# Trailer lights Preview



## Doc_11

This has been my summer project getting my new hunting trailer setup. Its not complete yet, but once it is I will post some more picture. For the lights I went to NAPA and picked up some fog lights for $25 a pair.

http://www.pilotautomotive.com/Product. ... &PCID=1064

After spending several hours researching and figuring out how I wanted to mount these lights, I decided to flush mount them on the side and then I went with boss speaker mounts for the rear of the trailer. I also figured either way I'm going to have to drill holes into the side of the trailer so why not make it look a little more professional.

http://www.amazon.com/Bose-UB-20B-Wall- ... 653&sr=8-1

(These speaker mounts are really good quality. There made out of zink and allow for both vertical and horizontal rotation.

I didn't go with these mounts on the sides cause for $20 a piece that was way more then I wanted to spend and having the lights stick out that far didn't give me the look that I wanted.

As far as cutting the hole for the speakers, the box that came with them gave me a perfect pattern for cutting the holes.

I'll get more pictures loaded up soon to show you guys (if anyone is interested in doing this) on how I actually mounted them inside the trailer.

let me know what you guys think........



















As far as brightness goes, I don't have all the wiring done yet, but I did hook one and that one light more then enough ground for setting up decoys.


----------



## rob_in_mn

I love your idea on the side, having the light flush with the side of the trailer. On the back of the trailer, do you take the light pole out, or is that permanent? If permanent, are you worried about the light getting knocked off by something?

I ended up buying magnetic lights from Northern Tool. I have all of the lights on self reeling cords which are inside the trailer.


----------



## Doc_11

rob_in_mn said:


> I love your idea on the side, having the light flush with the side of the trailer. On the back of the trailer, do you take the light pole out, or is that permanent? If permanent, are you worried about the light getting knocked off by something?
> 
> I ended up buying magnetic lights from Northern Tool. I have all of the lights on self reeling cords which are inside the trailer.


If I wanted to take the lights off it would only be 1 philips screw that I would have un-screw, plus I would have to a little different wiring to unplug them. Right now I have them permanent, plus I filled the hole where the wires go in with rubber poxy so it wouldn't leak. The lights actually sit below the top of the trailer so about the only thing I could think of that would get caught on the lights would be a tree branch. So as long as I watch out for trees I should be good. Plus those mounts are pretty tough I was able to put most of my weight on them without them moving. The screws would probably snap before the mount bent.


----------



## goosehunternd

These aftermarket halogen lights are money!
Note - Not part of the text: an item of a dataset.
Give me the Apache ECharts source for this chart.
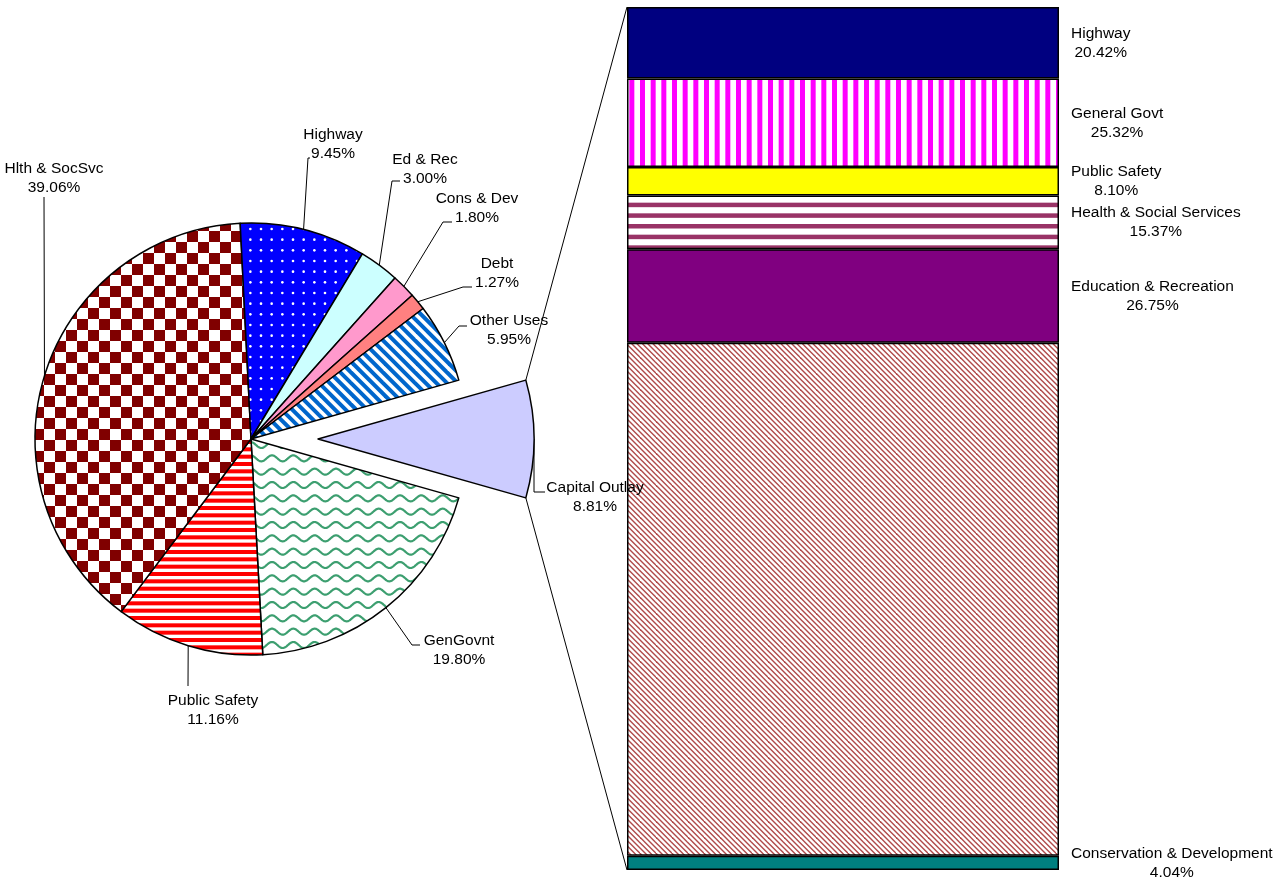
<!DOCTYPE html>
<html><head><meta charset="utf-8">
<script src="https://cdn.jsdelivr.net/npm/echarts@6/dist/echarts.min.js"></script>
<style>html,body{margin:0;padding:0;background:#fff}#c{width:1279px;height:883px}</style>
</head><body><div id="c"></div>
<script>
// ---- data ----
const pieNames  = ['Capital Outlay','GenGovnt','Public Safety','Hlth & SocSvc','Highway','Ed & Rec','Cons & Dev','Debt','Other Uses'];
const pieValues = [8.81, 19.80, 11.16, 39.06, 9.45, 3.00, 1.80, 1.27, 5.95];
const barNames  = ['Highway','General Govt','Public Safety','Health & Social Services','Education & Recreation','','Conservation & Development'];
const barValues = [20.42, 25.32, 8.10, 15.37, 26.75, 146.6, 4.04];

// ---- layout (not data) ----
const FONT = '"Liberation Sans", Arial, sans-serif';
const FS = 15.5, LH = 19;
const PIE_C = [251, 439], PIE_R = 216, EXPLODE = 67;
const BAR = {left: 627, top: 7, width: 432, height: 863};
// label center x,y ; leader elbow x,y ; leader end x,y
const pieLabelLayout = [
  [595, 497, 534, 492, 545, 492],
  [459, 650, 412, 645, 420, 645],
  [213, 710, 188, 686, 188, 686],
  [54, 178, 44, 197, 44, 197],
  [333, 144, 308, 158, 310, 158],
  [425, 169, 392, 181, 400, 181],
  [477, 208, 443, 222, 452, 222],
  [497, 273, 463, 287, 472, 287],
  [509, 330, 459, 326, 467, 326]
];

// ---- patterns ----
function pat(w, h, fn) { const c = document.createElement('canvas'); c.width = w; c.height = h; const g = c.getContext('2d'); fn(g, w, h); return {image: c, repeat: 'repeat'}; }
const T = 32 / 3;
const P = {
  checker: pat(22, 22, g => { g.fillStyle = '#fff'; g.fillRect(0,0,22,22); g.fillStyle = '#800000'; g.fillRect(0,0,11,11); g.fillRect(11,11,11,11); }),
  dots: pat(32, 32, g => { g.fillStyle = '#0000ff'; g.fillRect(0,0,32,32); g.fillStyle = '#fff';
    for (let i = 0; i < 3; i++) for (let j = 0; j < 3; j++) { g.beginPath(); g.arc(i*T+5, j*T+5, 1.3, 0, Math.PI*2); g.fill(); } }),
  diagBlue: pat(32, 32, g => { g.fillStyle = '#fff'; g.fillRect(0,0,32,32); g.strokeStyle = '#0066cc'; g.lineWidth = 4;
    for (let k = -4; k <= 7; k++) { const c = k*T; g.beginPath(); g.moveTo(c-40, -40); g.lineTo(c+72, 72); g.stroke(); } }),
  wave: pat(64, 40, g => { g.fillStyle = '#fff'; g.fillRect(0,0,64,40); g.strokeStyle = '#3d9f70'; g.lineWidth = 2.2;
    const px = 64/3, py = 40/3;
    for (let r = -1; r <= 3; r++) { const y0 = r*py + 5; g.beginPath();
      for (let x = -1; x <= 65; x += 0.5) { const y = y0 + 3*Math.sin(2*Math.PI*x/px); if (x === -1) g.moveTo(x, y); else g.lineTo(x, y); }
      g.stroke(); } }),
  redH: pat(4, 22, g => { g.fillStyle = '#fff'; g.fillRect(0,0,4,22); g.fillStyle = '#ff0000'; for (let k = 0; k < 3; k++) g.fillRect(0, k*22/3, 4, 4); }),
  magV: pat(32, 4, g => { g.fillStyle = '#fff'; g.fillRect(0,0,32,4); g.fillStyle = '#ff00ff'; for (let k = 0; k < 3; k++) g.fillRect(k*T, 0, 5, 4); }),
  maroonH: pat(4, 32, g => { g.fillStyle = '#fff'; g.fillRect(0,0,4,32); g.fillStyle = '#993366'; for (let k = 0; k < 3; k++) g.fillRect(0, k*T, 4, 4.5); }),
  hatch: pat(16, 16, g => { g.fillStyle = '#fff'; g.fillRect(0,0,16,16); g.strokeStyle = '#b04a4a'; g.lineWidth = 1.4;
    for (let k = -4; k <= 7; k++) { const c = k*16/3; g.beginPath(); g.moveTo(c-20, -20); g.lineTo(c+36, 36); g.stroke(); } })
};
const pieFills = ['#ccccff', P.wave, P.redH, P.checker, P.dots, '#ccffff', '#ff99cc', '#ff8080', P.diagBlue];
const barFills = ['#000080', P.magV, '#ffff00', P.maroonH, '#800080', P.hatch, '#008080'];

// ---- geometry ----
const pieTotal = pieValues.reduce((a, b) => a + b, 0);
const startAngle = pieValues[0] / pieTotal * 360 / 2;
const midAngles = [];
{ let cum = 0; pieValues.forEach(v => { midAngles.push(startAngle - (cum + v/2) / pieTotal * 360); cum += v; }); }
function arcPoint(cx, cy, deg) { const a = deg * Math.PI / 180; return [cx + PIE_R*Math.cos(a), cy - PIE_R*Math.sin(a)]; }

const labelStyle = {fontSize: FS, fontFamily: FONT, color: '#000', lineHeight: LH};

function pieSeries(showIdx, center) {
  return {
    type: 'pie', center: center, radius: PIE_R, startAngle: startAngle, clockwise: true,
    avoidLabelOverlap: false, silent: true, animation: false,
    emphasis: {disabled: true, scale: false},
    label: Object.assign({show: true, position: 'outside', overflow: 'none', align: 'center',
      formatter: p => p.name + '\n' + p.value.toFixed(2) + '%'}, labelStyle),
    labelLine: {show: true, length: 10, length2: 10, smooth: false, lineStyle: {color: '#000', width: 1}},
    labelLayout: function (params) {
      const i = params.dataIndex;
      if (!showIdx(i)) return {};
      const L = pieLabelLayout[i];
      const p0 = arcPoint(center[0], center[1], midAngles[i]);
      return {x: L[0], y: L[1], align: 'center', verticalAlign: 'middle',
        labelLinePoints: [p0, [L[2], L[3]], [L[4], L[5]]]};
    },
    data: pieNames.map((n, i) => showIdx(i) ? {
      name: n, value: pieValues[i],
      itemStyle: {color: pieFills[i], borderColor: '#000', borderWidth: 1.5}
    } : {
      name: n, value: pieValues[i],
      itemStyle: {color: 'rgba(0,0,0,0)', borderWidth: 0},
      label: {show: false}, labelLine: {show: false}
    })
  };
}

// measure text for bar labels
const mctx = document.createElement('canvas').getContext('2d');
mctx.font = FS + 'px ' + FONT;
const barTotal = barValues.reduce((a, b) => a + b, 0);

const barSeries = barValues.map((v, i) => {
  const txt = barNames[i] ? barNames[i] + '\n' + v.toFixed(2) + '%' : '';
  const w = Math.max.apply(null, txt.split('\n').map(s => mctx.measureText(s).width));
  return {
    type: 'bar', stack: 'cap', barWidth: '100%', silent: true, animation: false,
    data: [v],
    itemStyle: {color: barFills[i], borderColor: '#000', borderWidth: 1.5},
    label: Object.assign({show: !!barNames[i], formatter: () => txt,
      position: [BAR.width + 12 + w/2, '50%'], align: 'center', verticalAlign: 'middle'}, labelStyle)
  };
});

const expC = [PIE_C[0] + EXPLODE, PIE_C[1]];
const halfA = startAngle;
const topEnd = arcPoint(expC[0], expC[1], halfA);
const botEnd = arcPoint(expC[0], expC[1], -halfA);

const chart = echarts.init(document.getElementById('c'), null, {renderer: 'canvas'});
chart.setOption({
  backgroundColor: '#fff',
  animation: false,
  grid: {left: BAR.left, top: BAR.top, width: BAR.width, height: BAR.height, containLabel: false},
  xAxis: {type: 'category', data: ['Capital Outlay'], show: false},
  yAxis: {type: 'value', inverse: true, min: 0, max: barTotal, show: false},
  series: [
    pieSeries(i => i !== 0, PIE_C),
    pieSeries(i => i === 0, expC)
  ].concat(barSeries),
  graphic: [
    {type: 'line', shape: {x1: topEnd[0], y1: topEnd[1], x2: BAR.left, y2: BAR.top}, style: {stroke: '#000', lineWidth: 1}, silent: true},
    {type: 'line', shape: {x1: botEnd[0], y1: botEnd[1], x2: BAR.left, y2: BAR.top + BAR.height}, style: {stroke: '#000', lineWidth: 1}, silent: true}
  ]
});
</script>
</body></html>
Lights on the back suck because your always walking back to the trailer to get dekes and getting blinded, and fog lights suck because there such a tight beam of light and wont cover enough area out in the field to even help. Just speaking from experience learned the hard and expensive way.


----------



## eriecutemoutfitters

Man I wish there was a way to mount a couple of those lights on some type of (snake light ) so I could mount them on the inside of my trailer and then have them swing out and point to the side. I don't really like the idea of walking back into the trailer full of lights.


----------



## SNOTS

Rig them like this and swing them out of the trailer. These are dock lights for loading/unloading semi trailers.


----------



## eriecutemoutfitters

Snot

Where did you find those at?


----------



## SNOTS

just google searce "doock lights" or "trailer dock lights" or "semi dock lights"

Should get you a lot of hits.


----------



## Feather Freak

Where did you buy the back box's for the lights?


----------



## BB

pitposse.com has a light like that under their trailer accessories. I bought it and then took the 110v light off and replaced it with a 12v and ran the wires through the arm. Maybe you could use an inverter or switch to a 12v bulb if you wanted to keep the light; not sure.
I really like the arm idea. You can swing it out and aim in any direction so if everything is out and your are working on blinds you can just light that area up or turn the lights into the trailer if you need more light in there. Not to mention you don't have to cut or drill into your trailer.


----------



## Buck25

wear a head lamp...Have your buddy put his headlights on the setup.. is it really worth all the trouble to do this?


----------



## BB

mounting two brackets and running two wires really isn't a lot of trouble. It shouldnt take more than an hr or so if your halfway handy.
The way I see it if it makes setting up easier from 4 a.m. to 6 a.m. however many days a year it's time well spent. It is definitely better than a headlamp when setting up the blind area and I think you get a better idea of where all the decoys are going when setting up 100's of snow decoys. Ive never forgot or lost my trailer lights but I can't say the same about my headlamp.
To each their own i guess.


----------



## BirdJ

Buck25 said:


> wear a head lamp...Have your buddy put his headlights on the setup.. is it really worth all the trouble to do this?


Been there Done that! Most of the time you end up moving decoys and blinds around again after the sun starts coming up!! You usually never get a FULL view of your spread when setting them up that way. Don't like having to redue when birds are already flying! :******:


----------



## tilley

Wear the head lamps. All you will need plus the headlights of the truck.


----------



## teamflightstoppersND

anyone know of any rechargeable spotlights that will run for an hour or more?


----------